By Tiber
Dad said we shouldn’t have any fireworks on the grounds this year, “for safety reasons.” It’s always a sure bet that when Dad says he’s concerned about our safety, what he really means is that he doesn’t want to pay for something. Either way, he insisted we could have just as much fun having a low-tech 4th of July.
The audience consisted of Mom, Duncan and Honor’s 10 year-old triplets, Honor, Jasper the renter and even the rarely-seen-out-of-her-room Aunt April, who, wisely, sat far away from Jasper since, as we all remember, she mistook him for an intruder the night he arrived and attacked him with a pitchfork. Even so, Jasper kept eyeing her, probably worrying that she still might be carrying a smaller, fold-up version of a pitchfork in one of her pockets.
So our celebration began and we had some John Phillip Sousa music which went off fine. Dad, Vanessa, Duncan and Iris Nell then proceeded to do patriotic readings and those were audience-pleasers too.

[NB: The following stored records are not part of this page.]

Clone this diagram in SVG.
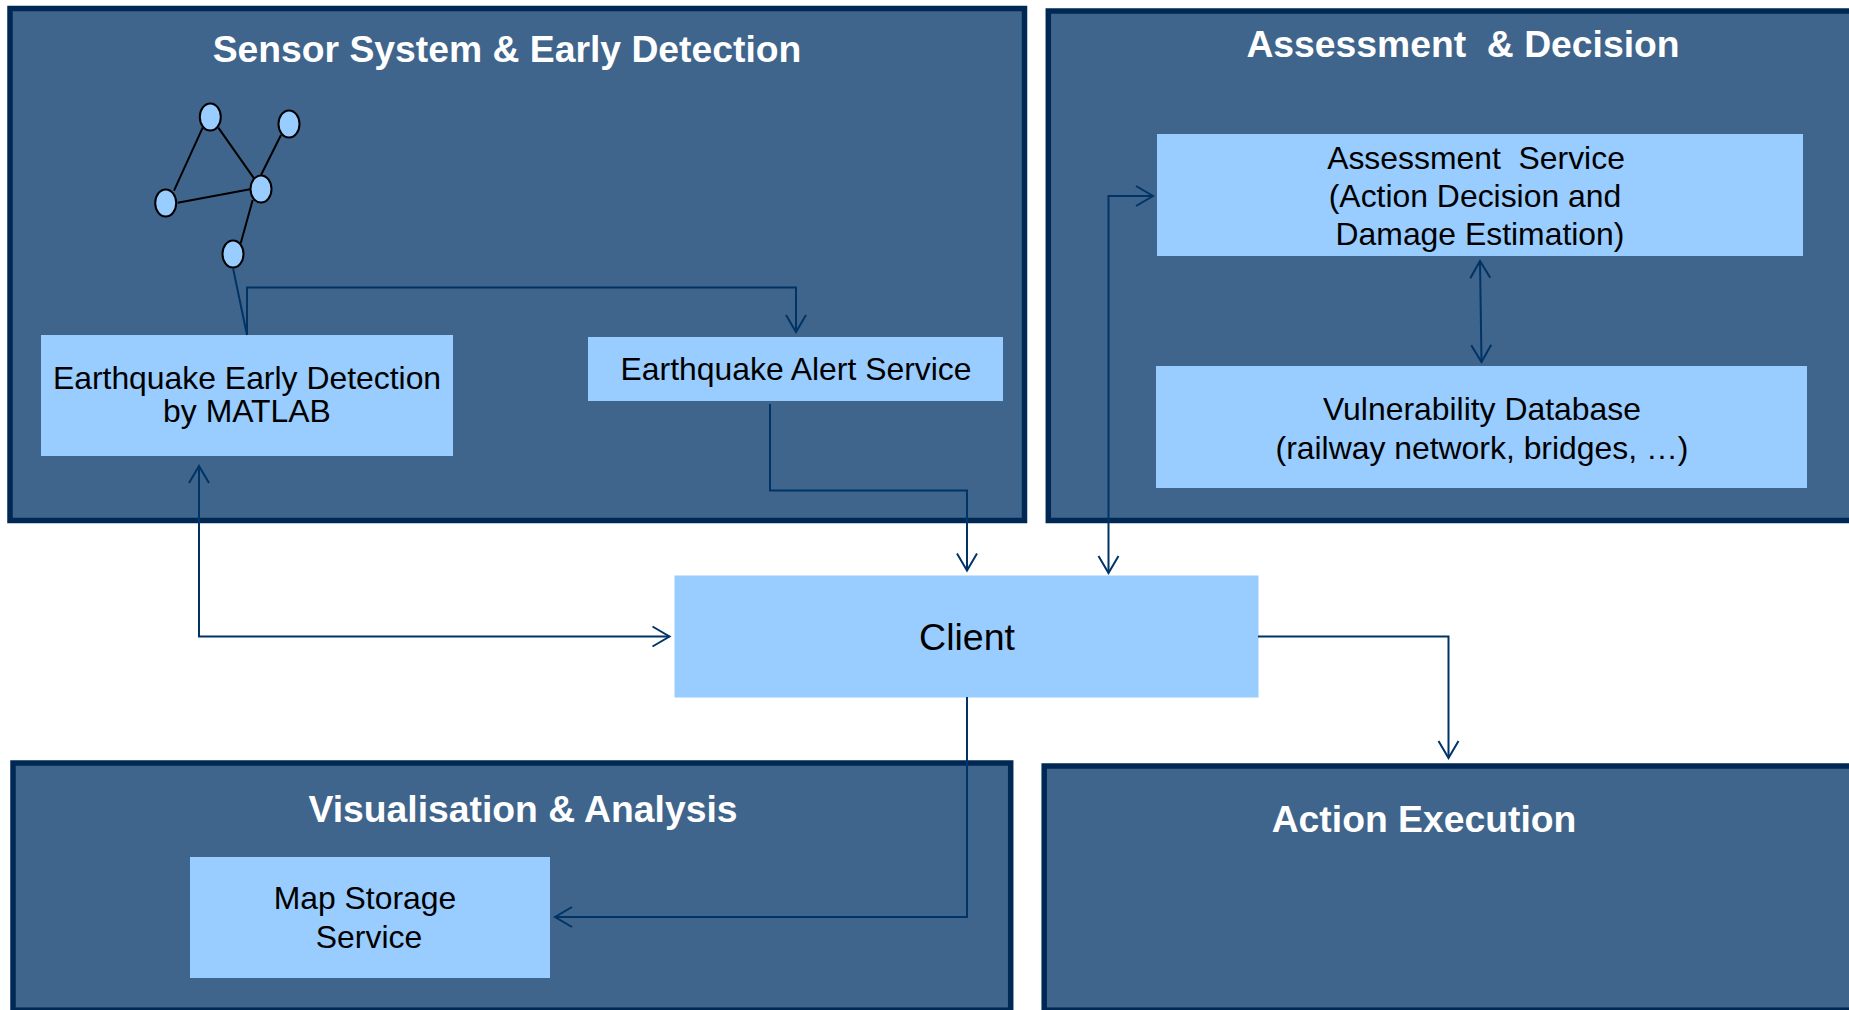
<svg xmlns="http://www.w3.org/2000/svg" width="1849" height="1010" viewBox="0 0 1849 1010">
<defs>
<style>
.panel{fill:#3f658c;stroke:#002855;stroke-width:5.500}
.box{fill:#99ccff}
.sensor{fill:#99ccff;stroke:#000;stroke-width:2}
.link{fill:none;stroke:#000;stroke-width:2}
.conn{fill:none;stroke:#003366;stroke-width:2}
text{font-family:"Liberation Sans",Arial,sans-serif;text-anchor:middle;white-space:pre}
.title{font-size:37.300px;font-weight:bold;fill:#fff}
.label{font-size:31.900px;fill:#000}
</style>
<marker id="arrow" markerUnits="userSpaceOnUse" markerWidth="24" markerHeight="26" refX="20" refY="12" orient="auto-start-reverse" viewBox="0 0 24 26"><path d="M3,2 L20,12 L3,22" fill="none" stroke="#003366" stroke-width="2"/></marker>
</defs>
<rect width="1849" height="1010" fill="#fff"/>
<g id="panel-sensor"><rect class="panel" x="10" y="8.500" width="1014.500" height="512"/><text class="title" x="507" y="61.500">Sensor System &amp; Early Detection</text></g>
<g id="panel-assessment"><rect class="panel" x="1048.300" y="11" width="810" height="509.500"/><text class="title" x="1463" y="56.500">Assessment  &amp; Decision</text></g>
<g id="panel-visual"><rect class="panel" x="13" y="763" width="997.700" height="247.200"/><text class="title" x="523" y="822">Visualisation &amp; Analysis</text></g>
<g id="panel-action"><rect class="panel" x="1044.200" y="766" width="810" height="244.200"/><text class="title" x="1424" y="832">Action Execution</text></g>
<g id="sensor-network">
<path class="link" d="M202.700,127.700L174,190.700M218.300,127.700L254,178.300M281,135L261,175M177.700,202.700L250,189.300M252.700,200L240.700,243.300"/>
<ellipse class="sensor" cx="210.300" cy="117" rx="10.500" ry="13.500"/>
<ellipse class="sensor" cx="289" cy="124" rx="10.500" ry="13.500"/>
<ellipse class="sensor" cx="261" cy="189" rx="10.500" ry="13.500"/>
<ellipse class="sensor" cx="165.700" cy="203" rx="10.500" ry="13.500"/>
<ellipse class="sensor" cx="233" cy="254" rx="10.500" ry="13.500"/>
</g>
<g id="node-detection"><rect class="box" x="41" y="335" width="412" height="121"/><text class="label" x="247" y="389">Earthquake Early Detection</text><text class="label" x="247" y="422">by MATLAB</text></g>
<g id="node-alert"><rect class="box" x="588" y="337" width="415" height="64"/><text class="label" x="796" y="380">Earthquake Alert Service</text></g>
<g id="node-assessment"><rect class="box" x="1157" y="134" width="646" height="122"/><text class="label" x="1476" y="169">Assessment  Service</text><text class="label" x="1475" y="207">(Action Decision and</text><text class="label" x="1480" y="245">Damage Estimation)</text></g>
<g id="node-vulnerability"><rect class="box" x="1156" y="366" width="651" height="122"/><text class="label" x="1482" y="420">Vulnerability Database</text><text class="label" x="1482" y="459">(railway network, bridges, …)</text></g>
<g id="node-client"><rect class="box" x="674.500" y="575.500" width="584" height="122"/><text class="label" style="font-size:37.500px" x="967" y="650">Client</text></g>
<g id="node-map"><rect class="box" x="190" y="857" width="360" height="121"/><text class="label" x="365" y="909">Map Storage</text><text class="label" x="369" y="948">Service</text></g>
<g id="connectors">
<path class="conn" d="M233,268L247,335"/>
<path class="conn" d="M247,335V287.500H796V332" marker-end="url(#arrow)"/>
<path class="conn" d="M770,404V490.500H967V570.500" marker-end="url(#arrow)"/>
<path class="conn" d="M199,466V636.500H669.500" marker-start="url(#arrow)" marker-end="url(#arrow)"/>
<path class="conn" d="M1108.500,573V196H1153" marker-start="url(#arrow)" marker-end="url(#arrow)"/>
<path class="conn" d="M1480,261L1481.500,362" marker-start="url(#arrow)" marker-end="url(#arrow)"/>
<path class="conn" d="M1258,636.500H1448.500V758" marker-end="url(#arrow)"/>
<path class="conn" d="M967,697V917H555" marker-end="url(#arrow)"/>
</g>
</svg>
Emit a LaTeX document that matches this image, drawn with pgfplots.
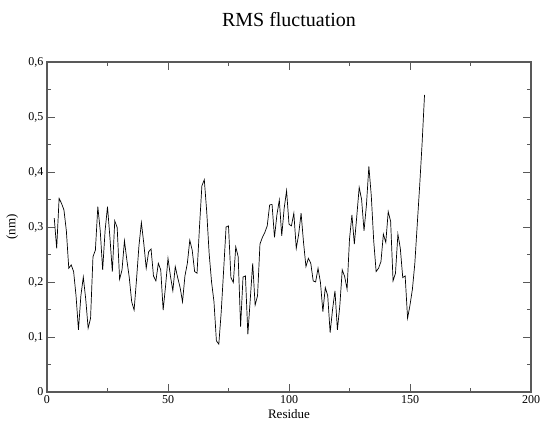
\documentclass[border=0pt]{standalone}
\usepackage{fontspec}
\setmainfont{Liberation Serif}
\usepackage{pgfplots}
\pgfplotsset{compat=1.18}
\begin{document}
\begin{tikzpicture}
\begin{axis}[
  scale only axis, width=484pt, height=330pt,
  xmin=0, xmax=200, ymin=0, ymax=0.6,
  xtick={0,50,100,150,200}, ytick={0,0.1,0.2,0.3,0.4,0.5,0.6},
  minor x tick num=1, minor y tick num=1,
  tick align=inside,
  major tick length=8pt, minor tick length=4pt,
  axis line style={line width=1.1pt, color=black!65},
  every tick/.style={black!65, line width=0.8pt},
  /pgf/number format/assume math mode=true,
  /pgf/number format/use comma,
  /pgf/number format/fixed,
  /pgf/number format/precision=1,
  ticklabel style={font=\fontsize{12}{12}\selectfont},
  title={RMS fluctuation},
  title style={font=\fontsize{20}{20}\selectfont, at={(axis description cs:0.5,1)}, anchor=base, inner sep=0pt, yshift=29pt},
  xlabel={Residue},
  xlabel style={font=\fontsize{13}{13}\selectfont, at={(axis description cs:0.5,0)}, anchor=base, inner sep=0pt, yshift=-27pt},
  ylabel={(nm)},
  ylabel style={font=\fontsize{13}{13}\selectfont, at={(axis description cs:-0.072,0.5)}, anchor=center, inner sep=0pt},
]
\coordinate (sw) at (rel axis cs:0,0);
\coordinate (ne) at (rel axis cs:1,1);
\addplot[black, line width=0.7pt, mark=none] table {
x y
3 0.316
4 0.261
5 0.352
6 0.343
7 0.331
8 0.293
9 0.225
10 0.231
11 0.219
12 0.175
13 0.113
14 0.175
15 0.209
16 0.169
17 0.116
18 0.134
19 0.246
20 0.258
21 0.337
22 0.293
23 0.222
24 0.293
25 0.337
26 0.281
27 0.219
28 0.311
29 0.299
30 0.205
31 0.222
32 0.275
33 0.240
34 0.208
35 0.164
36 0.149
37 0.205
38 0.266
39 0.308
40 0.270
41 0.225
42 0.255
43 0.260
44 0.211
45 0.202
46 0.234
47 0.222
48 0.149
49 0.193
50 0.243
51 0.211
52 0.184
53 0.228
54 0.208
55 0.190
56 0.164
57 0.211
58 0.234
59 0.276
60 0.258
61 0.219
62 0.216
63 0.299
64 0.375
65 0.386
66 0.328
67 0.252
68 0.200
69 0.164
70 0.093
71 0.087
72 0.146
73 0.222
74 0.300
75 0.302
76 0.208
77 0.199
78 0.264
79 0.246
80 0.119
81 0.209
82 0.211
83 0.105
84 0.169
85 0.234
86 0.158
87 0.175
88 0.269
89 0.281
90 0.290
91 0.302
92 0.340
93 0.341
94 0.281
95 0.322
96 0.349
97 0.284
98 0.334
99 0.366
100 0.305
101 0.302
102 0.325
103 0.261
104 0.287
105 0.325
106 0.272
107 0.228
108 0.243
109 0.234
110 0.202
111 0.200
112 0.225
113 0.199
114 0.146
115 0.190
116 0.175
117 0.108
118 0.150
119 0.184
120 0.113
121 0.157
122 0.222
123 0.210
124 0.187
125 0.278
126 0.322
127 0.269
128 0.319
129 0.372
130 0.350
131 0.293
132 0.340
133 0.410
134 0.357
135 0.275
136 0.219
137 0.225
138 0.237
139 0.287
140 0.272
141 0.328
142 0.310
143 0.202
144 0.216
145 0.287
146 0.261
147 0.208
148 0.211
149 0.134
150 0.158
151 0.187
152 0.234
153 0.305
154 0.375
155 0.452
156 0.540
};
\end{axis}
\pgfresetboundingbox
\path[use as bounding box] ([xshift=-47pt,yshift=-34pt]sw) rectangle ([xshift=13pt,yshift=62pt]ne);
\end{tikzpicture}
\end{document}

But then, we got to the fireworks substitutions, which consisted of Dad covering a bunch of flashlights with different colors of cling wrap and having us run really fast, in and out of the woods, with them. At the same time, Mrs. Brunty, the housekeeper, and all of the maids, beat on pots and pans and shook large pieces of foil for the “booming” sound effects. I think, truthfully, at this point, our efforts were not so much “low tech” as “subterranean.”
Kru and Iris Nell soon collided and Kru hit a tree and chipped a tooth. I’m always reminded of Mom going to a parent/teacher meeting for our youngest sister, Erin. She earnestly asked if there was any way for the school not to teach Erin anything about genetics, in the hope that at least one her children wouldn’t live in fear that she’d turn out like the rest of us.
Time arrived for our finale where Brunty, the butler, only had to walk out as the Statue of Liberty, holding aloft a sparkler. Unfortunately, since it was dark, he first fell into the lily pond.
His sparkler was doused so he grabbed the first wooden thing he saw, in hopes of lighting that as the torch instead. Unfortunately, when Brunty came staggering out, with his drenched clothing clinging to his skin and lily pads plastered onto his skull, he looked less like The Statue of Liberty and more like the Swamp Thing, brandishing a croquet mallet.
The triplets, after a lifetime of terrifying everyone else remotely in their orbit, actually got scared themselves and ran!
But maybe this is a way for them to learn empathy.
Oh, who am I kidding? I must still be blinded by the mind-blowing spectacle of all of those flashlights, so excitingly rolled up in Saran Wrap.